How the Intervention Helped Everybody — And Why
We then examined the next round of performance reviews after the interventions. In year two, not only did people of color get more leadership mentions (100% in year 2), they also got wildly more constructive feedback. Only 17% of the comments given to people of color contained constructive feedback in year one, as compared to 49% in year two. Constructive feedback increased for white women, too (from 10.5% to 29.5%) — and for white men (from 15% to 27%). This highlights a supremely important point: Using an evidence-based performance evaluation system helps all employees. In year two, the evaluation form’s specificity also allowed for far more effective assessments of the key skills and contributions which are of great value to the company.
The intervention leveled the playing field in other important ways, too. White men had longer, more complex evaluations in year one; in year two, both word count and language complexity were similar across all groups. Negative personality comments sharply declined in year two for people of color: 14% had a negative personality comment in year one, but 0% in year two. The organization identified “taking initiative” as a core value, mentioned it as a competency on the form, and saw a dramatic increase in the number of employees who received a comment describing a time they took initiative — the change was most dramatic for people of color (19% in year one to 94% in year two) but was large for white people as well.
White men are unfairly advantaged by global ratings provided without backup, which are petri dishes for bias. By shifting to specific skills and competencies, white men lost their unearned advantage over people of color in promotion recommendations, too.
Not One and Done: An Iterative Process
A single year of a single intervention will not transform a company culture. Think about it: If your company had a problem with sales, you would not expect to nail it in a single year.
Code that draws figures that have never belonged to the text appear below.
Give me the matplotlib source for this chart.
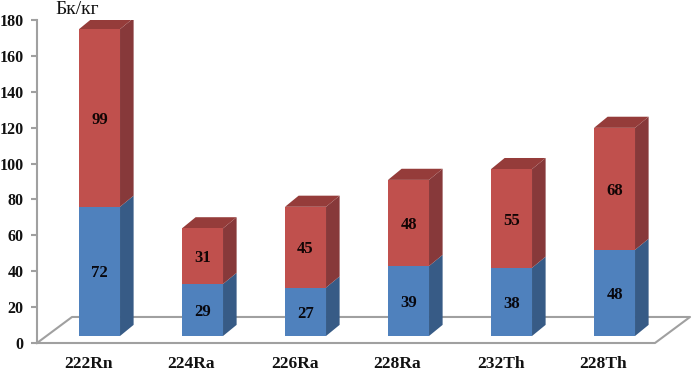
import matplotlib
matplotlib.use("Agg")
import matplotlib.pyplot as plt
from matplotlib.patches import Polygon

isotopes = ["222Rn", "224Ra", "226Ra", "228Ra", "232Th", "228Th"]
lower_values = [72, 29, 27, 39, 38, 48]
upper_values = [99, 31, 45, 48, 55, 68]
y_ticks = [0, 20, 40, 60, 80, 100, 120, 140, 160, 180]

W, H = 693, 372
BAR_W = 0.398
SHIFT = 0.107
BASE = 3.9
DX, DY = 0.132, 6.2
FLOOR_DX, FLOOR_DY = 0.34, 14.5
GREY = "#a0a0a0"
SERIF = "Liberation Serif"


def draw_segment(ax, x, y0, y1, face, side, top=None):
    ax.add_patch(Polygon([(x, y0), (x + BAR_W, y0), (x + BAR_W, y1), (x, y1)],
                         fc=face, ec="none", zorder=4))
    ax.add_patch(Polygon([(x + BAR_W, y0), (x + BAR_W + DX, y0 + DY),
                          (x + BAR_W + DX, y1 + DY), (x + BAR_W, y1)],
                         fc=side, ec="none", zorder=3))
    if top:
        ax.add_patch(Polygon([(x, y1), (x + BAR_W, y1),
                              (x + BAR_W + DX, y1 + DY), (x + DX, y1 + DY)],
                             fc=top, ec="none", zorder=3))


def value_label(ax, x, y, value, color):
    ax.annotate(str(value), (x, y), xytext=(0, -1.5), textcoords="offset points",
                ha="center", va="center", family=SERIF, weight="bold",
                fontsize=12, color=color, zorder=5)


fig = plt.figure(figsize=(W / 100, H / 100), dpi=100)
ax = fig.add_axes([37 / W, 1 - 343 / H, 618 / W, 323 / H])
ax.set_xlim(0, 6)
ax.set_ylim(0, 180)

# floor of the 3d box
ax.plot([0, FLOOR_DX, 6 + FLOOR_DX, 6, 0],
        [0, FLOOR_DY, FLOOR_DY, 0, 0],
        color=GREY, lw=1.5, clip_on=False, zorder=1)

for i, name in enumerate(isotopes):
    x = i + 0.5 + SHIFT - BAR_W / 2
    low = lower_values[i]
    up = upper_values[i]
    draw_segment(ax, x, BASE, BASE + low, "#4f81bd", "#375b86")
    draw_segment(ax, x, BASE + low, BASE + low + up, "#c0504d", "#87393a", "#953c3a")
    value_label(ax, x + BAR_W / 2, BASE + low / 2, low, "#08080f")
    value_label(ax, x + BAR_W / 2, BASE + low + up / 2, up, "#120505")

for s in ["top", "right", "bottom"]:
    ax.spines[s].set_visible(False)
ax.spines["left"].set_color(GREY)
ax.spines["left"].set_linewidth(1.5)

ax.set_xticks([i + 0.5 for i in range(len(isotopes))])
ax.set_xticklabels(isotopes, family=SERIF, weight="bold", fontsize=12.5, color="#111111")
ax.tick_params(axis="x", length=0, pad=9)
ax.set_yticks(y_ticks)
ax.set_yticklabels([str(v) for v in y_ticks], family=SERIF, weight="bold",
                   fontsize=11.5, color="#111111")
ax.tick_params(axis="y", length=4, width=1.5, color=GREY, pad=5.5)

fig.text(77 / W, 1 - 9.5 / H, "Бк/кг", family=SERIF, fontsize=14,
         ha="center", va="center", color="#111111")

fig.savefig("out.png", dpi=100)
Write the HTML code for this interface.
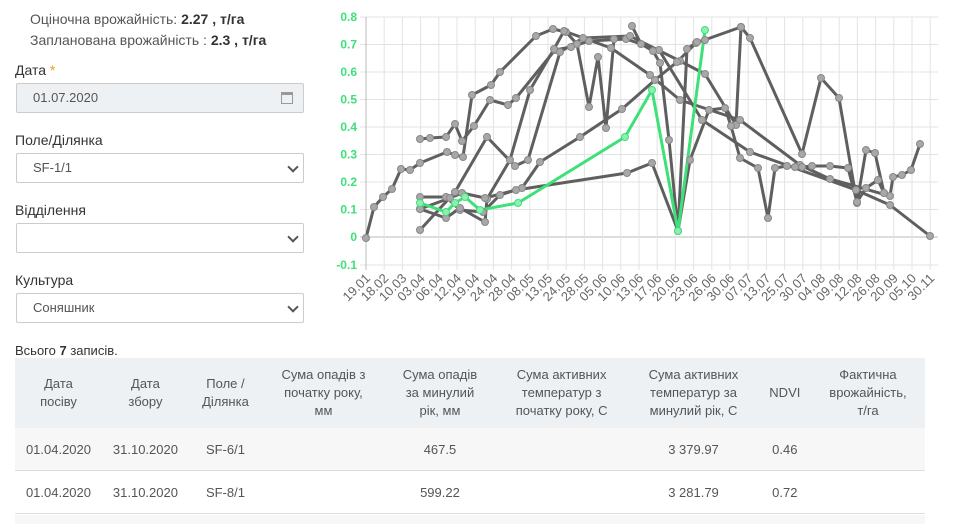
<!DOCTYPE html>
<html><head><meta charset="utf-8"><style>
html,body{margin:0;width:960px;height:524px;overflow:hidden;background:#fff;font-family:"Liberation Sans","DejaVu Sans",sans-serif;color:#333;position:relative}
.a{position:absolute;white-space:nowrap}
.inp{position:absolute;left:16px;width:288px;height:30px;border:1px solid #ccc;border-radius:2px;box-sizing:border-box;font-size:13px;color:#555;line-height:28px;padding-left:16px;background:#fff}
.lbl{font-size:14px;color:#333}
.chev{position:absolute;right:6px;top:9px;width:6px;height:6px;border-right:2px solid #555;border-bottom:2px solid #555;transform:rotate(45deg)}
table{position:absolute;left:15px;top:358px;width:910px;border-collapse:collapse;font-size:13px;color:#555}
th{background:#edf1f4;font-weight:normal;height:70px;text-align:center;padding:0 4px;line-height:18px}
td{height:42px;padding:0;text-align:center;border-bottom:1px solid #ddd}
tr.r1 td{background:#f7f7f7}
</style></head><body>
<div class="a" style="left:30px;top:11px;font-size:14px;color:#555">Оціночна врожайність: <b style="color:#333">2.27 , т/га</b></div>
<div class="a" style="left:30px;top:32px;font-size:14px;color:#555">Запланована врожайність : <b style="color:#333">2.3 , т/га</b></div>
<div class="a lbl" style="left:15px;top:62px">Дата<span style="color:#f39c12"> *</span></div>
<div class="inp" style="top:83px;background:#eef1f3">01.07.2020<span style="position:absolute;right:10px;top:8px;width:12px;height:12px;border:1px solid #999;border-top:3px solid #999;box-sizing:border-box"></span></div>
<div class="a lbl" style="left:15px;top:132px">Поле/Ділянка</div>
<div class="inp" style="top:153px">SF-1/1<span class="chev"></span></div>
<div class="a lbl" style="left:15px;top:202px">Відділення</div>
<div class="inp" style="top:223px"><span class="chev"></span></div>
<div class="a lbl" style="left:15px;top:272px">Культура</div>
<div class="inp" style="top:293px">Соняшник<span class="chev"></span></div>
<div class="a" style="left:15px;top:343px;font-size:13px">Всього <b>7</b> записів.</div>

<svg class="a" style="left:0;top:0" width="960" height="340" viewBox="0 0 960 340">
<g stroke="#e3e3e3" stroke-width="1">
<line x1="360" y1="17" x2="938" y2="17"/><line x1="360" y1="44.5" x2="938" y2="44.5"/><line x1="360" y1="72" x2="938" y2="72"/><line x1="360" y1="99.5" x2="938" y2="99.5"/><line x1="360" y1="127" x2="938" y2="127"/><line x1="360" y1="154.5" x2="938" y2="154.5"/><line x1="360" y1="182" x2="938" y2="182"/><line x1="360" y1="209.5" x2="938" y2="209.5"/><line x1="360" y1="265" x2="938" y2="265"/>
</g>
<line x1="360" y1="237" x2="938" y2="237" stroke="#bbb"/>
<g id="vg" stroke="#e3e3e3"></g>
<line x1="366" y1="17" x2="366" y2="270" stroke="#bbb"/>
<g fill="#3ee07a" font-size="12" font-weight="bold" text-anchor="end">
<text x="357" y="21">0.8</text><text x="357" y="48.5">0.7</text><text x="357" y="76">0.6</text><text x="357" y="103.5">0.5</text><text x="357" y="131">0.4</text><text x="357" y="158.5">0.3</text><text x="357" y="186">0.2</text><text x="357" y="213.5">0.1</text><text x="357" y="241">0</text><text x="357" y="269">-0.1</text>
</g>
<g id="xl" fill="#666" font-size="13" text-anchor="end"></g>
<g fill="none" stroke="#5f5f5f" stroke-width="3" stroke-linejoin="round">
<polyline points="366,238 374,207 383,197 392,189 401,169 410,170 420,163 447,152 455,155 463,157 472,95 491,85 500,72 536,36 553,29 566,32 577,44 589,107 598,57 606,128 614,39"/>
<polyline points="420,139 430,138 446,137 455,124 462,141 474,126 490,100 508,105 516,98 555,50 571,47 589,41 626,39 659,50 702,120 750,152 856,190 890,205 930,236"/>
<polyline points="420,230 455,192 487,137 515,166 528,160 560,52 583,38 630,36 680,61 705,74 736,125 741,27"/>
<polyline points="420,197 446,197 460,210 483,212 500,195 522,188 540,162 580,137 622,109 655,80 677,62 696,43 741,27 750,38 802,154 821,78 839,98 857,203 866,150 875,153 884,193"/>
<polyline points="420,209 446,218 460,208 485,222 487,199 510,160 530,90 554,49 564,31 611,48 650,75 680,100 740,120 800,165 830,179 890,196 893,177 902,175 911,170 920,144"/>
<polyline points="420,209 450,198 462,193 485,198 516,190 627,173 652,163 678,231 690,160 709,110 725,108 731,126 740,158 758,168 768,218 775,168 787,166 795,167 802,167 812,166 830,166 848,168 857,202 866,188 878,180 884,193"/>
<polyline points="632,26 641,44 653,51 660,63 669,140 678,231 687,49 697,42 705,40"/>
</g>
<polyline points="420,203 446,212 455,203 465,197 480,210 518,203 625,137 652,90 678,231 705,30" fill="none" stroke="#3ee07a" stroke-width="3" stroke-linejoin="round"/>
<g id="dots" fill="#a8a8a8" stroke="#888" stroke-width="1"></g>
</svg>

<table>
<tr><th>Дата<br>посіву</th><th>Дата<br>збору</th><th>Поле /<br>Ділянка</th><th>Сума опадів з<br>початку року,<br>мм</th><th>Сума опадів<br>за минулий<br>рік, мм</th><th>Сума активних<br>температур з<br>початку року, С</th><th>Сума активних<br>температур за<br>минулий рік, С</th><th>NDVI</th><th>Фактична<br>врожайність,<br>т/га</th></tr>
<tr class="r1"><td>01.04.2020</td><td>31.10.2020</td><td>SF-6/1</td><td></td><td>467.5</td><td></td><td>3 379.97</td><td>0.46</td><td></td></tr>
<tr><td>01.04.2020</td><td>31.10.2020</td><td>SF-8/1</td><td></td><td>599.22</td><td></td><td>3 281.79</td><td>0.72</td><td></td></tr>
</table>
<div class="a" style="left:15px;top:515px;width:910px;height:9px;background:#f7f7f7"></div>
<script>
var ns="http://www.w3.org/2000/svg";
var labs="19.01 18.02 10.03 03.04 06.04 12.04 19.04 24.04 28.04 08.05 13.05 24.05 28.05 05.06 10.06 13.06 17.06 20.06 23.06 26.06 30.06 07.07 13.07 25.07 30.07 04.08 09.08 12.08 26.08 20.09 05.10 30.11".split(" ");
var vg=document.getElementById("vg"),xl=document.getElementById("xl");
labs.forEach(function(l,i){var x=366+i*18.2;
var ln=document.createElementNS(ns,"line");ln.setAttribute("x1",x);ln.setAttribute("x2",x);ln.setAttribute("y1",17);ln.setAttribute("y2",270);vg.appendChild(ln);
var t=document.createElementNS(ns,"text");t.setAttribute("transform","translate("+(x+5)+",279) rotate(-45)");t.textContent=l;xl.appendChild(t);});
var d=document.getElementById("dots");
document.querySelectorAll("polyline").forEach(function(p){var g=p.getAttribute("stroke")=="#3ee07a";
p.getAttribute("points").trim().split(/\s+/).forEach(function(pt){var c=pt.split(",");var e=document.createElementNS(ns,"circle");e.setAttribute("cx",c[0]);e.setAttribute("cy",c[1]);e.setAttribute("r",3.5);if(g){e.setAttribute("fill","#8ef0b0");e.setAttribute("stroke","#3ee07a");}d.appendChild(e);});});
</script>
</body></html>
You would change one thing and see how it worked, then change another thing, then another until you achieved your sales goal. Companies need to use the same iterative approach with DEI.
The evaluations in year two suggest that this company still has a “women are wonderful” problem. Women had higher ratings on many different items, including being referred to as a value or an asset to the company, but this didn’t seem to translate into the opportunities that lead to promotion. White women were still far more likely than other groups to have comments in their evaluations saying they need additional opportunities (51% vs 33%) and that they deserve promotions (37% vs. 22%).
People of color also still had “prove it again” problems. The new form asked evaluators to list the employee’s two or three top competencies. Only 33% of people of color had efficacy and effectiveness (a key value for the organization) listed, compared to 80% of white women and 63% of white men. People of color’s mistakes were also reported at higher levels than white people’s (78% vs. 43%).
Finally, the firm still has an office housework problem. White men were much less likely than people of color or white women to have mentions of less important, administrative tasks.
At this firm, as at any organization, solving DEI challenges will be a multi-year process that will require changing long-standing performance management practices. But one thing’s for sure: Working with evidence and using metrics will help companies make steady progress year after year and improve outcomes for everyone. This is the only road to sustainable change.
At this moment when many organizations are reckoning with their roles and responsibility to ensure racial equity, the good news is that a data-driven approach can deliver rapid concrete gains.